Last year, primary expenditures rose nearly 22%, while agricultural supports increased only 14%, accounting for less than 2% of budget expenditures, although the agricultural sector provides nearly 19% of all jobs in the country.

The waning support has driven many producers away. As of October 2018, the share of agricultural jobs in overall employment was 18.4%, down from nearly 36% in 2000, according to official figures. The data show that 2.4 million people quit the sector in that period, bringing agricultural employment down to 5.3 million people.

Standing out here is the migration of young rural generations to urban areas without trying their hand at agriculture at all. According to Agriculture Ministry estimates, the average age of farmers is 55. Projects aimed at raising “young farmers” appear far from yielding results as they remain limited to handing out grants of 30,000 Turkish liras (about $6,000) to young people.

The aging population of rural areas and the flight from the sector have left large swaths of agricultural land uncultivated, while many fields close to urban centers have become plots for construction.

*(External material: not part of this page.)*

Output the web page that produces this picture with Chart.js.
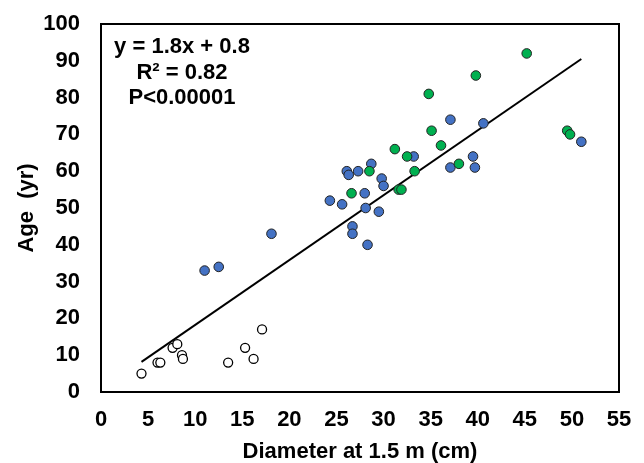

According to TUIK data, the country’s agricultural lands amounted to 38 million hectares in 2017, shrinking by an alarming 7.3% from 41 million hectares in 2001. Inadequate irrigation infrastructure is another problem, with only a third of agricultural lands irrigated.

Stockbreeding is in a decline as well amid shrinking pasture areas and low grass yields. As a result of policies promoting stockbreeding reliant on industrial fodder, more than 50% of raw materials used to make fodder have become dependent on imports. Due to the sharp depreciation of the Turkish lira and the resulting increase in the cost of imports, fodder prices have shot up, dealing another blow to stockbreeding. In terms of barley and corn, two key inputs for the fodder industry, the country’s self-sufficiency rates stand at 89% and 88%, respectively, necessitating imports for fodder.

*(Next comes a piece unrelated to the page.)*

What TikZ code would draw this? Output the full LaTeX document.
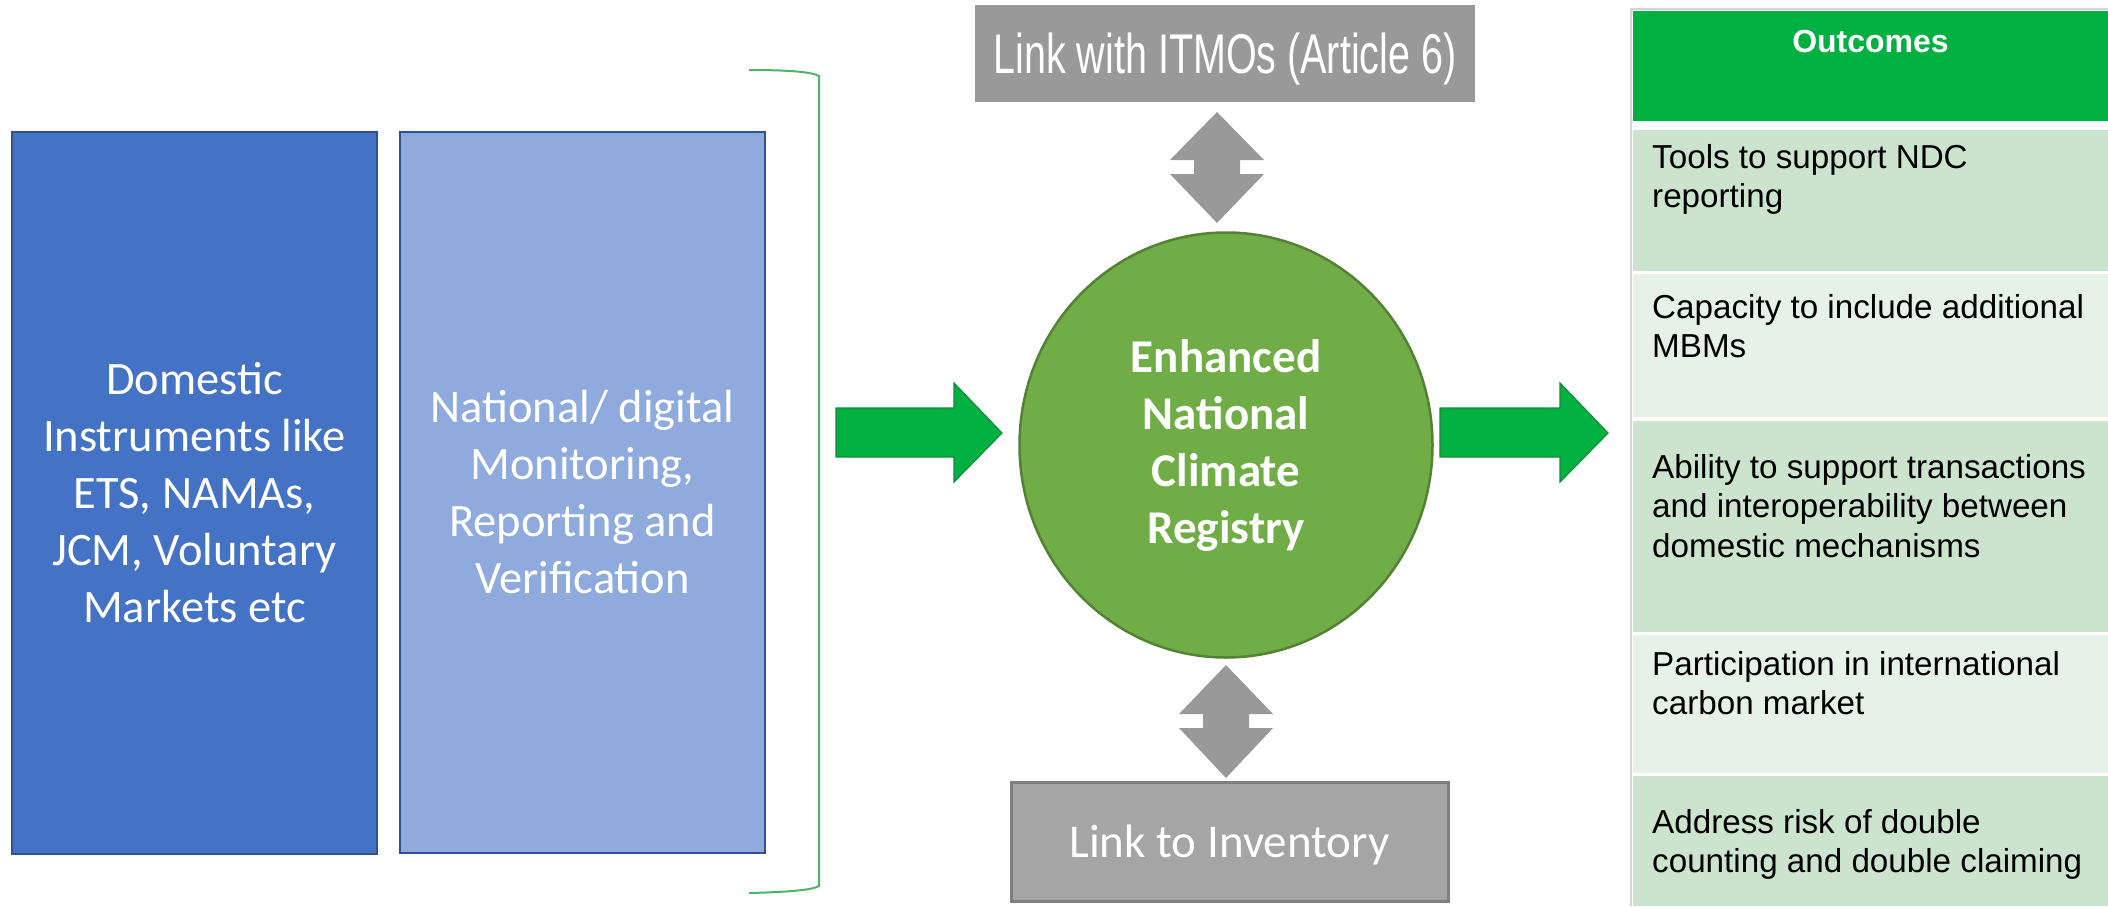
\documentclass[tikz,border=0pt]{standalone}
\usepackage{fontspec}
\usepackage{graphicx}
\usetikzlibrary{shapes.geometric}
\setmainfont{Carlito}
\newfontfamily\calibrif{Carlito}
\newfontfamily\arialf{Liberation Sans}

\definecolor{dblue}{HTML}{4472C4}
\definecolor{lblue}{HTML}{8FAADC}
\definecolor{bborder}{HTML}{2F528F}
\definecolor{kgreen}{HTML}{00B040}
\definecolor{kgreenline}{HTML}{0E8C3A}
\definecolor{circfill}{HTML}{70AD47}
\definecolor{circline}{HTML}{548235}
\definecolor{grayA}{HTML}{999999}
\definecolor{grayB}{HTML}{A5A5A5}
\definecolor{grayBline}{HTML}{7F7F7F}
\definecolor{rowdark}{HTML}{CCE4CE}
\definecolor{rowlight}{HTML}{E6F1E8}
\definecolor{bracegreen}{HTML}{4DB36A}
\definecolor{frameline}{HTML}{D4D4D4}

\begin{document}
\begin{tikzpicture}[x=1pt,y=-1pt,
  colbox/.style={draw=bborder, line width=2pt, anchor=north west, inner sep=0,
    align=center, text=white, font=\calibrif\fontsize{46.5}{57}\selectfont},
  rowbox/.style={anchor=north west, inner sep=0, minimum width=475},
  rowtext/.style={anchor=base west, inner sep=0, text=black,
    font=\arialf\fontsize{33.2}{39.5}\selectfont},
  blockarrow/.style={fill=kgreen, draw=kgreenline, line width=1.2pt, line join=miter},
  linkarrow/.style={fill=grayA}]

\useasboundingbox (0,0) rectangle (2108,906);

% input columns
\node[colbox, fill=dblue, minimum width=365, minimum height=722] (dom) at (11,131)
  {Domestic\\Instruments like\\ETS, NAMAs,\\JCM, Voluntary\\Markets etc};
\node[colbox, fill=lblue, minimum width=365, minimum height=721] (mrv) at (399,131)
  {National/ digital\\Monitoring,\\Reporting and\\Verification};

% closing bracket around the inputs
\draw[bracegreen, line width=2pt] (749,70) .. controls (790,70) and (812,72) .. (819,76)
  -- (819,886) .. controls (812,890) and (790,892) .. (749,893);

% block arrows into and out of the registry
\draw[blockarrow] (836,408) -- (954,408) -- (954,383) -- (1002,433) -- (954,482) -- (954,457) -- (836,457) -- cycle;
\draw[blockarrow] (1440,408) -- (1560,408) -- (1560,383) -- (1608,433) -- (1560,482) -- (1560,457) -- (1440,457) -- cycle;

% registry
\node[ellipse, draw=circline, line width=2.5pt, fill=circfill, minimum width=413,
  minimum height=425, inner sep=0, align=center, text=white,
  font=\calibrif\bfseries\fontsize{47}{57}\selectfont] (reg) at (1226,445)
  {Enhanced\\National\\Climate\\Registry};

% Article 6 link
\node[fill=grayA, minimum width=500, minimum height=97, inner sep=0, text=white,
  font=\arialf\fontsize{56}{60}\selectfont, text height=40, text depth=0] (itmo) at (1225,53.5)
  {\scalebox{0.705}[1]{Link with ITMOs (Article 6)}};

% inventory link
\node[fill=grayB, draw=grayBline, line width=3pt, minimum width=437, minimum height=119,
  inner sep=0, text=white, font=\calibrif\fontsize{47}{57}\selectfont,
  text height=31, text depth=0] (inv) at (1229.5,841.5) {Link to Inventory};

% two-way arrows
\fill[linkarrow] (1217,112) -- (1264,160) -- (1240,160) -- (1240,174) -- (1264,174) -- (1217,223)
  -- (1170,174) -- (1194,174) -- (1194,160) -- (1170,160) -- cycle;
\fill[linkarrow] (1226,665) -- (1273,714) -- (1249,714) -- (1249,728) -- (1273,728) -- (1226,778)
  -- (1179,728) -- (1203,728) -- (1203,714) -- (1179,714) -- cycle;

% outcomes table
\draw[frameline, line width=1.5pt] (1631,906) -- (1631,9) -- (2108,9);
\node[rowbox, fill=kgreen, minimum height=110] (hdr) at (1633,11) {};
\node[anchor=base, inner sep=0, text=white, font=\arialf\bfseries\fontsize{32}{38}\selectfont]
  (hdrtext) at (1870.5,52) {Outcomes};

\node[rowbox, fill=rowdark, minimum height=141] (r1) at (1633,130) {};
\node[rowbox, fill=rowlight, minimum height=143] (r2) at (1633,274) {};
\node[rowbox, fill=rowdark, minimum height=211] (r3) at (1633,421) {};
\node[rowbox, fill=rowlight, minimum height=138] (r4) at (1633,635) {};
\node[rowbox, fill=rowdark, minimum height=130] (r5) at (1633,776) {};

\node[rowtext] (t1) at (1652,168) {\parbox[t]{450pt}{Tools to support NDC\\reporting}};
\node[rowtext] (t2) at (1652,318) {\parbox[t]{450pt}{Capacity to include additional\\MBMs}};
\node[rowtext] (t3) at (1652,478) {\parbox[t]{450pt}{Ability to support transactions\\and interoperability between\\domestic mechanisms}};
\node[rowtext] (t4) at (1652,675) {\parbox[t]{450pt}{Participation in international\\carbon market}};
\node[rowtext] (t5) at (1652,833) {\parbox[t]{450pt}{Address risk of double\\counting and double claiming}};

\end{tikzpicture}
\end{document}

In sum, the steep increase in foreign exchange prices has aggravated the structural problems of agriculture, leading to fresh hardships that discourage farmers from soldiering on. What needs to be done is to outline a thorough approach — from field to table — and draw up solutions to chronic problems, primarily the high input prices, the demotivation of farmers, the rising average age of farmers and drawbacks in the marketing chain that push prices up until they reach the consumer. Other important issues that need to be addressed include output losses, disasters stemming from climate change, the negative impact of imports and the poor organization of producers.

A comprehensive agricultural policy encompassing all those problems, coupled with determination to follow it up on the ground, will make for an efficient first step to revive Turkish agriculture.